Illicit streaming devices all fail electrical safety tests
More than 1m illegal set-top boxes sold in UK: report
The Federation Against Copyright Theft (FACT) and Her Majesty's Revenue and Customs, a UK government department, have helped police seize 50 illegal streaming devices across Northern Ireland.
Detectives from the criminal investigation branch in Belfast, carried out 18 searches on Wednesday, December 6.
FACT said that more than 8,000 cigarettes, 2.9 kilograms of rolling tobacco, 232 cigars, 50 illegal streaming devices and approximately £5,000 ($6,685) in cash were seized.
Two men were arrested during the multi-agency operation.
Detective inspector Natalie McNally said: “Buying cheap counterfeit goods, cigarettes or tobacco products, which have been purchased without the relevant duty being paid, or illegal streaming devices—all of which may appear to be bargains—means that revenue to the legitimate economy is lost.”

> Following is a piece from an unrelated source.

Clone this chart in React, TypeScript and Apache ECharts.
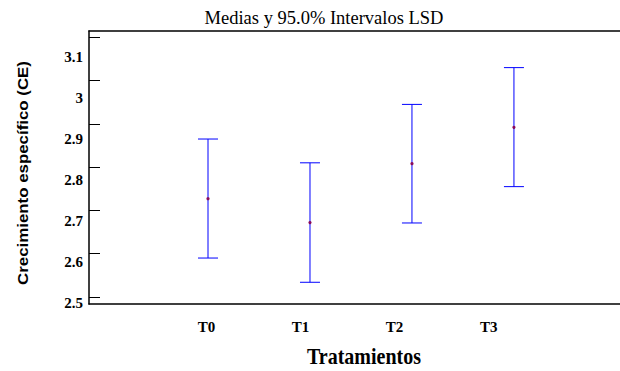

In September, FACT announced that more than one million illegal set-top boxes with add-ons have been sold in the UK over the past two years.
The illegal streaming devices can also pose safety risks. Last month, a report found that 100% of illicit streaming devices that were tested in the UK failed to meet electrical safety regulations.
The UK Intellectual Property Office released guidance on illicit streaming devices, outlining various reasons why they are unsafe, following the safety report.
Kieron Sharp, CEO of FACT, said: “Many people view piracy as a victimless crime, however consumers need to realise that illegal streaming devices offering unlawful access to TV, sport and films threaten our creative industries and the 1.9 million people in the UK working in them.”